What the task requires:
Transcribe the material exactly. Images do not belong in the copy.

Raw data:
***
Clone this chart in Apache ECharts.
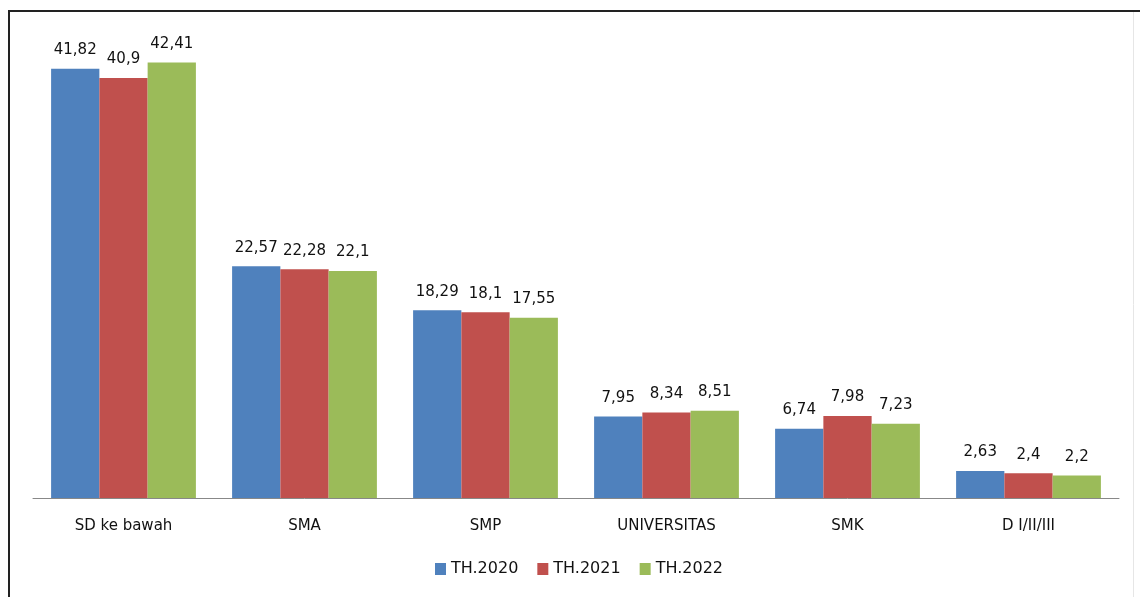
<!DOCTYPE html>
<html><head><meta charset="utf-8">
<script src="https://cdn.jsdelivr.net/npm/echarts@6/dist/echarts.min.js"></script>
<style>html,body{margin:0;padding:0;background:#fff}#c{width:1140px;height:597px}</style>
</head><body><div id="c"></div>
<script>
const categories = ['SD ke bawah','SMA','SMP','UNIVERSITAS','SMK','D I/II/III'];
const seriesNames = ['TH.2020','TH.2021','TH.2022'];
const th2020 = [41.82, 22.57, 18.29, 7.95, 6.74, 2.63];
const th2021 = [40.9, 22.28, 18.1, 8.34, 7.98, 2.4];
const th2022 = [42.41, 22.1, 17.55, 8.51, 7.23, 2.2];
const colors = ['#4F81BD','#C0504D','#9BBB59'];
const font = 'DejaVu Sans';
const chart = echarts.init(document.getElementById('c'));
const fmt = p => String(p.value).replace('.', ',');
const mk = (name, data, color) => ({
  name, type:'bar', data, barGap:'0%', barCategoryGap:'20%',
  itemStyle:{color},
  label:{show:true, position:'top', distance:11, formatter:fmt, color:'#111', fontFamily:font, fontSize:15}
});
chart.setOption({
  animation:false,
  grid:{left:33, right:21, top:36, bottom:99},
  legend:{bottom:15, left:430, padding:5, icon:'rect', itemWidth:11, itemHeight:12, itemGap:19,
    textStyle:{fontFamily:font, fontSize:16, color:'#111'},
    data:seriesNames},
  xAxis:{type:'category', data:categories,
    axisLine:{lineStyle:{color:'#888', width:1}}, axisTick:{show:false},
    axisLabel:{fontFamily:font, fontSize:15, color:'#111', margin:21}},
  yAxis:{type:'value', min:0, max:45, show:false, splitLine:{show:false}},
  series:[mk(seriesNames[0], th2020, colors[0]), mk(seriesNames[1], th2021, colors[1]), mk(seriesNames[2], th2022, colors[2])],
  graphic:[
    {type:'line', shape:{x1:8, y1:11, x2:1140, y2:11}, style:{stroke:'#222', lineWidth:2}},
    {type:'line', shape:{x1:9, y1:10, x2:9, y2:597}, style:{stroke:'#222', lineWidth:2}},
    {type:'line', shape:{x1:1133.5, y1:12, x2:1133.5, y2:597}, style:{stroke:'#e6e6e6', lineWidth:1}}
  ]
});
</script></body></html>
***
The completed task:
Clone this chart in Apache ECharts.
<!DOCTYPE html>
<html><head><meta charset="utf-8">
<script src="https://cdn.jsdelivr.net/npm/echarts@6/dist/echarts.min.js"></script>
<style>html,body{margin:0;padding:0;background:#fff}#c{width:1140px;height:597px}</style>
</head><body><div id="c"></div>
<script>
const categories = ['SD ke bawah','SMA','SMP','UNIVERSITAS','SMK','D I/II/III'];
const seriesNames = ['TH.2020','TH.2021','TH.2022'];
const th2020 = [41.82, 22.57, 18.29, 7.95, 6.74, 2.63];
const th2021 = [40.9, 22.28, 18.1, 8.34, 7.98, 2.4];
const th2022 = [42.41, 22.1, 17.55, 8.51, 7.23, 2.2];
const colors = ['#4F81BD','#C0504D','#9BBB59'];
const font = 'DejaVu Sans';
const chart = echarts.init(document.getElementById('c'));
const fmt = p => String(p.value).replace('.', ',');
const mk = (name, data, color) => ({
  name, type:'bar', data, barGap:'0%', barCategoryGap:'20%',
  itemStyle:{color},
  label:{show:true, position:'top', distance:11, formatter:fmt, color:'#111', fontFamily:font, fontSize:15}
});
chart.setOption({
  animation:false,
  grid:{left:33, right:21, top:36, bottom:99},
  legend:{bottom:15, left:430, padding:5, icon:'rect', itemWidth:11, itemHeight:12, itemGap:19,
    textStyle:{fontFamily:font, fontSize:16, color:'#111'},
    data:seriesNames},
  xAxis:{type:'category', data:categories,
    axisLine:{lineStyle:{color:'#888', width:1}}, axisTick:{show:false},
    axisLabel:{fontFamily:font, fontSize:15, color:'#111', margin:21}},
  yAxis:{type:'value', min:0, max:45, show:false, splitLine:{show:false}},
  series:[mk(seriesNames[0], th2020, colors[0]), mk(seriesNames[1], th2021, colors[1]), mk(seriesNames[2], th2022, colors[2])],
  graphic:[
    {type:'line', shape:{x1:8, y1:11, x2:1140, y2:11}, style:{stroke:'#222', lineWidth:2}},
    {type:'line', shape:{x1:9, y1:10, x2:9, y2:597}, style:{stroke:'#222', lineWidth:2}},
    {type:'line', shape:{x1:1133.5, y1:12, x2:1133.5, y2:597}, style:{stroke:'#e6e6e6', lineWidth:1}}
  ]
});
</script></body></html>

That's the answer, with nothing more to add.